Opus Dei est un périodique mensuel dirigé par Monsieur l'Abbé Ferdinand Portier,
adresse La Bergerette, 65100 Bartrès)

'application du Concile Vatican II à la liturgie, malgré certains textes prescrivant clairement le maintien du chant sacré traditionnel, s'est traduite comme on le sait par une éradication autoritaire de la messe séculaire et du chant grégorien dans nos diocèses, excepté quelques rares paroisses où des curés résistants ont conservé la tradition. Il faut aujourd'hui s'appeler de Gaulle ou Pompidou pour avoir du plain-chant à ses obsèques! C'est ainsi que le chant grégorien s'est trouvé relégué dans un statut d'antiquité vénérable, privé des garanties découlant d'un usage sacré officiel, et donc exposé à tous les viols et abus. Des "chercheurs" plus ou moins musicologues ont entrepris de l'étudier pour y apporter des "perfectionnements", et des groupes de chanteurs profanes l'ont adopté dans leur répertoire, en l'accommodant à leur manière malheureusement.

Rappelons d'abord quelques vérités trop souvent perdues de vue. Le chant grégorien est une prière chantée, et fait partie intégrante de la liturgie. Chanter du grégorien devrait toujours rester un acte liturgique. L'existence d'enregistrements de qualité que l'on peut écouter chez soi, dans son salon, sans préoccupation religieuse directe, n'y change rien. La beauté plaît au Seigneur, et qu'il y ait dans ce chant de la musique (et quelle musique parfois !) ne fait que renforcer le caractère fonctionnel, on pourrait même dire utilitaire du répertoire grégorien. Les clercs anonymes qui en ont composé les plus belles pièces, il y a treize siècles, au fond de quelque monastère bénéventain ou romain, n'étaient probablement aucunement conscients de composer de la musique, comme ce serait le cas aujourd'hui pour une chanson, ils ne faisaient qu'embellir des textes sacrés. Et à l'office ou à la messe, ce chant s'adresse au Seigneur, pas à la foule des fidèles, à l'opposé de la situation d'un concert-spectacle, tel qu'on le conçoit généralement. C'est pourquoi il est permis de considérer l'interprétation du répertoire grégorien en concert public profane comme un véritable détournement de ce patrimoine religieux, au même titre que lorsqu'on livre des églises ou des cathédrales à des concerts non seulement profanes mais souvent antireligieux ou blasphématoires.
Les initiatives interprétatives des groupes profanes contemporains se fondent sur la conviction que les éditions grégoriennes issues des travaux de Solesmes ne reflètent pas fidèlement le style d'interprétation en usage dans les monastères de l'époque des premiers manuscrits notés, et s'en éloignent parfois beaucoup.
Il est vrai que des controverses, parfois vives, ont accompagné au siècle dernier et au début du vingtième, la mise au point par les moines bénédictins du style d'interprétation qu'il convenait de recommander pour le chant grégorien, dont la restauration avait été demandée par le Saint-Siège.
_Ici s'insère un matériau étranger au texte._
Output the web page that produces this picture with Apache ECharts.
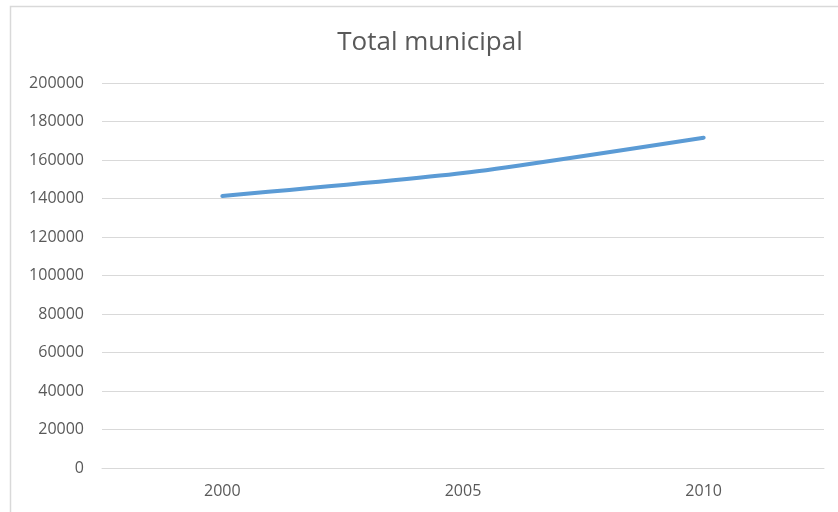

La question du rythme notamment, fut et reste un sujet difficile en raison de l'absence de données historiques directes et indiscutables. Dans son livre Le chant grégorien, Albert Jacques Bescond (né en 1920, moine à St-Wandrille, éditions Buchet-Chastel 1972) relate en détail les principales péripéties de ces controverses. Le simple amateur de grégorien, quant à lui, ne peut que rester perplexe devant la diversité des signes neumatiques des premiers manuscrits parvenus jusqu'à nous et a du mal à identifier les éléments rythmiques que les érudits prétendent y trouver. Cependant ces difficultés n'ont pas empêché, sous la direction de l'abbaye de Solesmes, une restauration très satisfaisante du point de vue liturgique, ce qui est bien l'essentiel. Le chant officiel de l'Eglise a revêtu de ce fait toutes les qualités désirables de majesté, de sérénité, de beauté, tout en restant accessible à des chanteurs et des groupes ayant fait le petit effort de s'y adapter.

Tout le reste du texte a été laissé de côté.